Quote the whole listing word for word. Do not include the pictures.

[start GIVEN INFORMATION]

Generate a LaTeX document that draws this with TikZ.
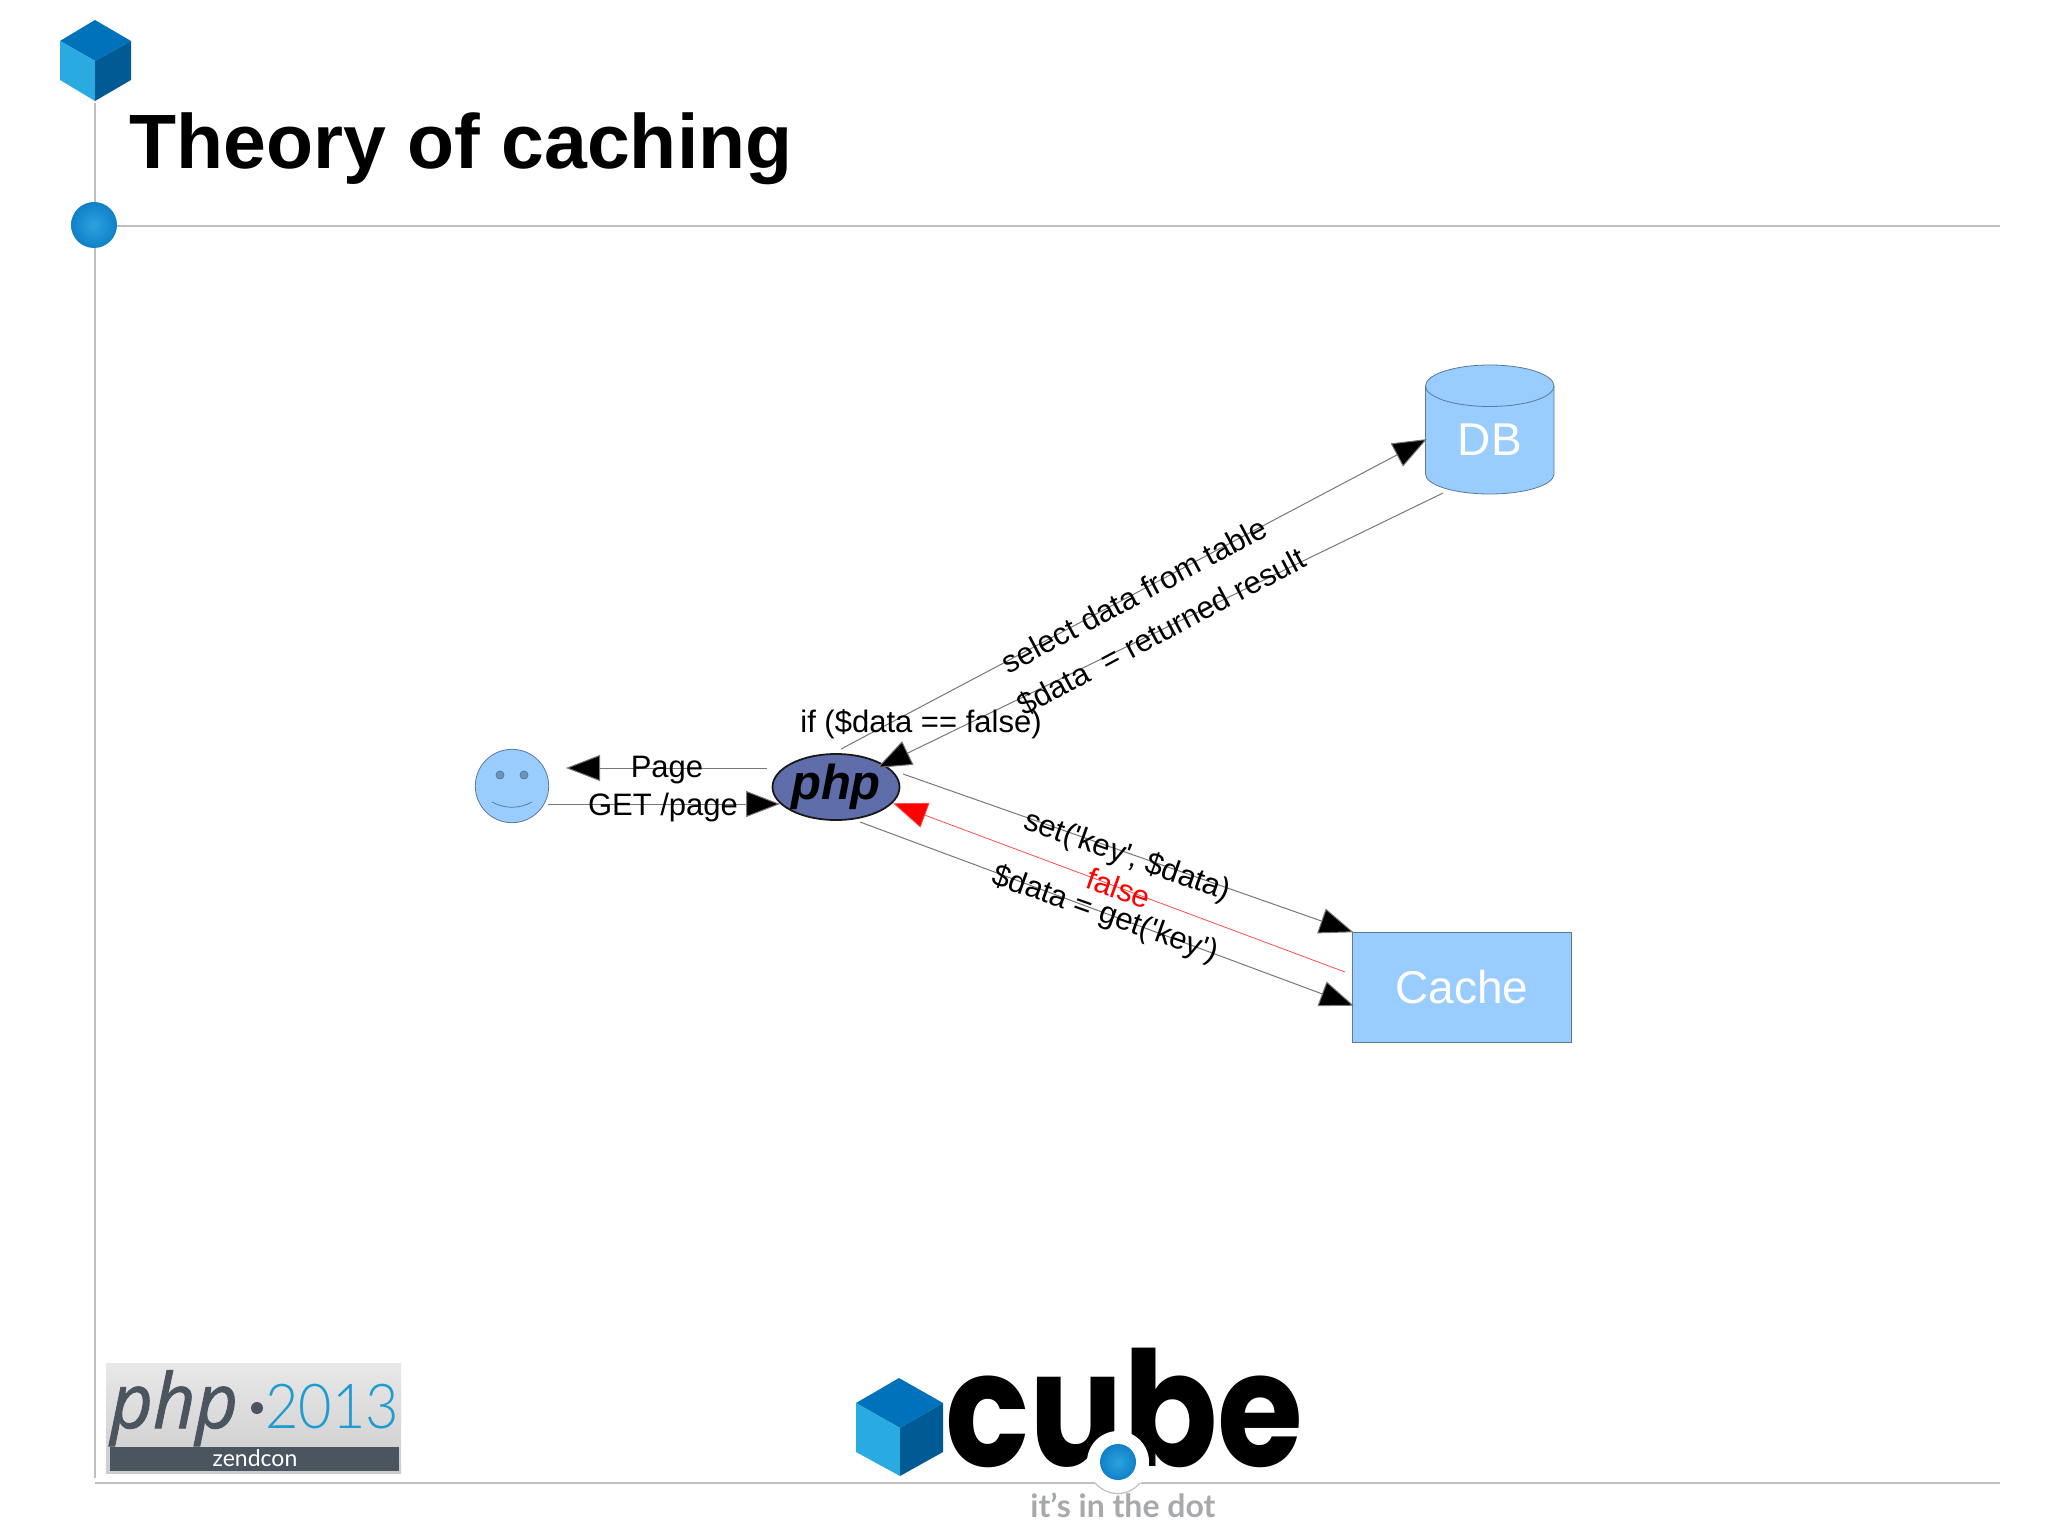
\documentclass[tikz,border=0pt]{standalone}
\usepackage{fontspec}
\usepackage{graphicx}
\setmainfont{Liberation Sans}
\newfontfamily\popfont{Poppins}
\newfontfamily\latofont{Lato}
\newfontfamily\latolight{Lato Light}
\newfontfamily\opfont[ItalicFeatures={FakeBold=1.3}]{Open Sans}
\usetikzlibrary{arrows.meta,shapes.geometric}
\definecolor{boxblue}{HTML}{99CCFF}
\definecolor{boxline}{HTML}{5A7A9A}
\definecolor{wire}{HTML}{777777}
\definecolor{rule}{HTML}{BFBFBF}
\definecolor{cubetop}{HTML}{0072BC}
\definecolor{cubeleft}{HTML}{29ABE2}
\definecolor{cuberight}{HTML}{005B94}
\definecolor{phpblue}{HTML}{5F6EAA}
\definecolor{zslate}{HTML}{4A5560}
\definecolor{zblue}{HTML}{1E9BD0}
\definecolor{taggray}{HTML}{A7A9AC}
\definecolor{dotin}{HTML}{2BA3E0}
\definecolor{dotout}{HTML}{1080C8}
\tikzset{
  x=0.5pt,y=-0.5pt,
  flow/.style={draw=wire,line width=0.5pt,shorten >=-1pt,-{Triangle[length=17pt,width=13pt,fill=black]}},
  redflow/.style={draw=red!70!white,line width=0.4pt,shorten >=-1pt,-{Triangle[length=17pt,width=13pt,fill=red]}},
  lbl/.style={inner sep=0pt,font=\fontsize{15.5pt}{18pt}\selectfont},
  whitelbl/.style={inner sep=0pt,text=white,font=\fontsize{23pt}{26pt}\selectfont},
  rulebar/.style={draw=rule,line width=1pt},
  ball/.style={circle,inner sep=0pt,draw=none,shade,inner color=dotin,outer color=dotout},
  logotext/.style={inner sep=0pt,anchor=base west},
}
\begin{document}
\begin{tikzpicture}
\useasboundingbox (0,0) rectangle (2048,1535);
% frame rules
\draw[rulebar] (94.5,103) -- (94.5,1478);
\draw[rulebar] (116,226.5) -- (2000,226.5);
\draw[rulebar] (95,1483) -- (2000,1483);
% corner cube
\fill[cubetop] (95,20) -- (131,41) -- (95,61) -- (60,41) -- cycle;
\fill[cubeleft] (60,41) -- (95,61) -- (95,101) -- (60,80) -- cycle;
\fill[cuberight] (131,41) -- (95,61) -- (95,101) -- (131,80) -- cycle;
\node[ball,minimum size=23pt] (topdot) at (94,225) {};
% title
\node[logotext,font=\bfseries\fontsize{38.5pt}{44pt}\selectfont] (title) at (129,168.5) {Theory of caching};
% diagram shapes
\node[circle,draw=boxline,fill=boxblue,line width=0.4pt,inner sep=0pt,minimum size=36.7pt] (user) at (512,786) {};
\node[circle,draw=boxline,fill=boxline!70!boxblue,line width=0.4pt,inner sep=0pt,minimum size=4pt] (eyeL) at (500,775) {};
\node[circle,draw=boxline,fill=boxline!70!boxblue,line width=0.4pt,inner sep=0pt,minimum size=4pt] (eyeR) at (524,775) {};
\draw[boxline,line width=0.4pt] (492,802) .. controls (505,809) and (519,809) .. (532,802);
\node[ellipse,draw=black!90,fill=phpblue,line width=0.9pt,inner sep=0pt,minimum width=63pt,minimum height=33pt,font=\bfseries\itshape\fontsize{24.5pt}{26pt}\selectfont] (php) at (836,787) {php};
% database
\filldraw[fill=boxblue,draw=boxline,line width=0.4pt] (1425.5,386) -- (1425.5,474) arc[start angle=180,end angle=0,x radius=64.25,y radius=20] -- (1554,386) arc[start angle=0,end angle=-180,x radius=64.25,y radius=21] -- cycle;
\draw[boxline,line width=0.4pt] (1425.5,386) arc[start angle=180,end angle=0,x radius=64.25,y radius=20.5];
\node[whitelbl,minimum width=64.25pt,minimum height=55pt] (db) at (1489.75,440) {DB};
\node[whitelbl,draw=boxline,fill=boxblue,line width=0.4pt,minimum width=109.75pt,minimum height=55pt] (cache) at (1461.75,987) {Cache};
% free ends of the connectors
\coordinate (pageOut) at (767,768);
\coordinate (pageIn) at (568,768);
\coordinate (getIn) at (778,804);
\coordinate (userOut) at (548,804);
\coordinate (selOut) at (841,749);
\coordinate (retOut) at (1443,493);
\coordinate (retIn) at (879,767);
\coordinate (setOut) at (903,774);
\coordinate (falseOut) at (1345,972);
\coordinate (falseIn) at (895,804);
\coordinate (getkeyOut) at (860,822);
\coordinate (getkeyIn) at (1352,1005);
% connectors
\draw[flow] (pageOut) -- (pageIn);
\draw[flow] (userOut) -- (getIn);
\draw[flow] (selOut) -- (db.west);
\draw[flow] (retOut) -- (retIn);
\draw[flow] (setOut) -- (cache.north west);
\draw[redflow] (falseOut) -- (falseIn);
\draw[flow] (getkeyOut) -- (getkeyIn);
% connector labels
\node[lbl] (lpage) at (667,770.5) {Page};
\node[lbl] (lget) at (663,807.5) {GET /page};
\node[lbl] (lif) at (921,724.5) {if (\$data == false)};
\node[lbl,rotate=28] (lsel) at (1134,595) {select data from table};
\node[lbl,rotate=28] (lret) at (1161,632) {\$data\ \ = returned result};
\node[lbl,rotate=-19.5] (lset) at (1127,857) {set(\textquotesingle key\textquotesingle, \$data)};
\node[lbl,rotate=-19.5,text=red] (lfalse) at (1119,888) {false};
\node[lbl,rotate=-19.5] (lkey) at (1105,915) {\$data = get(\textquotesingle key\textquotesingle)};
% php 2013 badge
\shade[top color=black!9,bottom color=black!20] (106,1363) rectangle (401,1473);
\fill[zslate] (110,1447) rectangle (399,1471);
\node[logotext,text=zslate,font=\opfont\itshape\fontsize{38pt}{40pt}\selectfont] (badgephp) at (110,1428) {\scalebox{0.97}[1]{php}};
\node[circle,fill=zslate,inner sep=0pt,minimum size=6pt] (badgedot) at (257,1408) {};
\node[logotext,text=zblue,font=\latolight\fontsize{31pt}{33pt}\selectfont] (badgeyear) at (265,1428) {\scalebox{0.93}[1]{2013}};
\node[inner sep=0pt,text=white,font=\latofont\fontsize{11.5pt}{13pt}\selectfont] (badgezend) at (255,1458) {zendcon};
% cube logo
\fill[cubetop] (899,1378) -- (943,1403) -- (900,1428) -- (856,1403) -- cycle;
\fill[cubeleft] (856,1403) -- (900,1428) -- (900,1476) -- (856,1452) -- cycle;
\fill[cuberight] (943,1403) -- (900,1428) -- (900,1476) -- (943,1452) -- cycle;
\node[logotext,text=black,font=\popfont\bfseries\fontsize{80pt}{84pt}\selectfont] (cubeword) at (945,1466) {\scalebox{0.87}[1]{cube}};
\fill[white] (1118,1462) circle[radius=31];
\draw[rule,line width=0.6pt] (1095,1483) .. controls (1108,1497) and (1128,1497) .. (1140,1483);
\node[ball,minimum size=18pt] (logodot) at (1118,1462) {};
\node[logotext,text=taggray,font=\latofont\bfseries\fontsize{16pt}{18pt}\selectfont] (tagline) at (1030,1517) {it’s in the dot};
\end{tikzpicture}
\end{document}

[end GIVEN INFORMATION]

WORKED SOLUTION:
Generate a LaTeX document that draws this with TikZ.
\documentclass[tikz,border=0pt]{standalone}
\usepackage{fontspec}
\usepackage{graphicx}
\setmainfont{Liberation Sans}
\newfontfamily\popfont{Poppins}
\newfontfamily\latofont{Lato}
\newfontfamily\latolight{Lato Light}
\newfontfamily\opfont[ItalicFeatures={FakeBold=1.3}]{Open Sans}
\usetikzlibrary{arrows.meta,shapes.geometric}
\definecolor{boxblue}{HTML}{99CCFF}
\definecolor{boxline}{HTML}{5A7A9A}
\definecolor{wire}{HTML}{777777}
\definecolor{rule}{HTML}{BFBFBF}
\definecolor{cubetop}{HTML}{0072BC}
\definecolor{cubeleft}{HTML}{29ABE2}
\definecolor{cuberight}{HTML}{005B94}
\definecolor{phpblue}{HTML}{5F6EAA}
\definecolor{zslate}{HTML}{4A5560}
\definecolor{zblue}{HTML}{1E9BD0}
\definecolor{taggray}{HTML}{A7A9AC}
\definecolor{dotin}{HTML}{2BA3E0}
\definecolor{dotout}{HTML}{1080C8}
\tikzset{
  x=0.5pt,y=-0.5pt,
  flow/.style={draw=wire,line width=0.5pt,shorten >=-1pt,-{Triangle[length=17pt,width=13pt,fill=black]}},
  redflow/.style={draw=red!70!white,line width=0.4pt,shorten >=-1pt,-{Triangle[length=17pt,width=13pt,fill=red]}},
  lbl/.style={inner sep=0pt,font=\fontsize{15.5pt}{18pt}\selectfont},
  whitelbl/.style={inner sep=0pt,text=white,font=\fontsize{23pt}{26pt}\selectfont},
  rulebar/.style={draw=rule,line width=1pt},
  ball/.style={circle,inner sep=0pt,draw=none,shade,inner color=dotin,outer color=dotout},
  logotext/.style={inner sep=0pt,anchor=base west},
}
\begin{document}
\begin{tikzpicture}
\useasboundingbox (0,0) rectangle (2048,1535);
% frame rules
\draw[rulebar] (94.5,103) -- (94.5,1478);
\draw[rulebar] (116,226.5) -- (2000,226.5);
\draw[rulebar] (95,1483) -- (2000,1483);
% corner cube
\fill[cubetop] (95,20) -- (131,41) -- (95,61) -- (60,41) -- cycle;
\fill[cubeleft] (60,41) -- (95,61) -- (95,101) -- (60,80) -- cycle;
\fill[cuberight] (131,41) -- (95,61) -- (95,101) -- (131,80) -- cycle;
\node[ball,minimum size=23pt] (topdot) at (94,225) {};
% title
\node[logotext,font=\bfseries\fontsize{38.5pt}{44pt}\selectfont] (title) at (129,168.5) {Theory of caching};
% diagram shapes
\node[circle,draw=boxline,fill=boxblue,line width=0.4pt,inner sep=0pt,minimum size=36.7pt] (user) at (512,786) {};
\node[circle,draw=boxline,fill=boxline!70!boxblue,line width=0.4pt,inner sep=0pt,minimum size=4pt] (eyeL) at (500,775) {};
\node[circle,draw=boxline,fill=boxline!70!boxblue,line width=0.4pt,inner sep=0pt,minimum size=4pt] (eyeR) at (524,775) {};
\draw[boxline,line width=0.4pt] (492,802) .. controls (505,809) and (519,809) .. (532,802);
\node[ellipse,draw=black!90,fill=phpblue,line width=0.9pt,inner sep=0pt,minimum width=63pt,minimum height=33pt,font=\bfseries\itshape\fontsize{24.5pt}{26pt}\selectfont] (php) at (836,787) {php};
% database
\filldraw[fill=boxblue,draw=boxline,line width=0.4pt] (1425.5,386) -- (1425.5,474) arc[start angle=180,end angle=0,x radius=64.25,y radius=20] -- (1554,386) arc[start angle=0,end angle=-180,x radius=64.25,y radius=21] -- cycle;
\draw[boxline,line width=0.4pt] (1425.5,386) arc[start angle=180,end angle=0,x radius=64.25,y radius=20.5];
\node[whitelbl,minimum width=64.25pt,minimum height=55pt] (db) at (1489.75,440) {DB};
\node[whitelbl,draw=boxline,fill=boxblue,line width=0.4pt,minimum width=109.75pt,minimum height=55pt] (cache) at (1461.75,987) {Cache};
% free ends of the connectors
\coordinate (pageOut) at (767,768);
\coordinate (pageIn) at (568,768);
\coordinate (getIn) at (778,804);
\coordinate (userOut) at (548,804);
\coordinate (selOut) at (841,749);
\coordinate (retOut) at (1443,493);
\coordinate (retIn) at (879,767);
\coordinate (setOut) at (903,774);
\coordinate (falseOut) at (1345,972);
\coordinate (falseIn) at (895,804);
\coordinate (getkeyOut) at (860,822);
\coordinate (getkeyIn) at (1352,1005);
% connectors
\draw[flow] (pageOut) -- (pageIn);
\draw[flow] (userOut) -- (getIn);
\draw[flow] (selOut) -- (db.west);
\draw[flow] (retOut) -- (retIn);
\draw[flow] (setOut) -- (cache.north west);
\draw[redflow] (falseOut) -- (falseIn);
\draw[flow] (getkeyOut) -- (getkeyIn);
% connector labels
\node[lbl] (lpage) at (667,770.5) {Page};
\node[lbl] (lget) at (663,807.5) {GET /page};
\node[lbl] (lif) at (921,724.5) {if (\$data == false)};
\node[lbl,rotate=28] (lsel) at (1134,595) {select data from table};
\node[lbl,rotate=28] (lret) at (1161,632) {\$data\ \ = returned result};
\node[lbl,rotate=-19.5] (lset) at (1127,857) {set(\textquotesingle key\textquotesingle, \$data)};
\node[lbl,rotate=-19.5,text=red] (lfalse) at (1119,888) {false};
\node[lbl,rotate=-19.5] (lkey) at (1105,915) {\$data = get(\textquotesingle key\textquotesingle)};
% php 2013 badge
\shade[top color=black!9,bottom color=black!20] (106,1363) rectangle (401,1473);
\fill[zslate] (110,1447) rectangle (399,1471);
\node[logotext,text=zslate,font=\opfont\itshape\fontsize{38pt}{40pt}\selectfont] (badgephp) at (110,1428) {\scalebox{0.97}[1]{php}};
\node[circle,fill=zslate,inner sep=0pt,minimum size=6pt] (badgedot) at (257,1408) {};
\node[logotext,text=zblue,font=\latolight\fontsize{31pt}{33pt}\selectfont] (badgeyear) at (265,1428) {\scalebox{0.93}[1]{2013}};
\node[inner sep=0pt,text=white,font=\latofont\fontsize{11.5pt}{13pt}\selectfont] (badgezend) at (255,1458) {zendcon};
% cube logo
\fill[cubetop] (899,1378) -- (943,1403) -- (900,1428) -- (856,1403) -- cycle;
\fill[cubeleft] (856,1403) -- (900,1428) -- (900,1476) -- (856,1452) -- cycle;
\fill[cuberight] (943,1403) -- (900,1428) -- (900,1476) -- (943,1452) -- cycle;
\node[logotext,text=black,font=\popfont\bfseries\fontsize{80pt}{84pt}\selectfont] (cubeword) at (945,1466) {\scalebox{0.87}[1]{cube}};
\fill[white] (1118,1462) circle[radius=31];
\draw[rule,line width=0.6pt] (1095,1483) .. controls (1108,1497) and (1128,1497) .. (1140,1483);
\node[ball,minimum size=18pt] (logodot) at (1118,1462) {};
\node[logotext,text=taggray,font=\latofont\bfseries\fontsize{16pt}{18pt}\selectfont] (tagline) at (1030,1517) {it’s in the dot};
\end{tikzpicture}
\end{document}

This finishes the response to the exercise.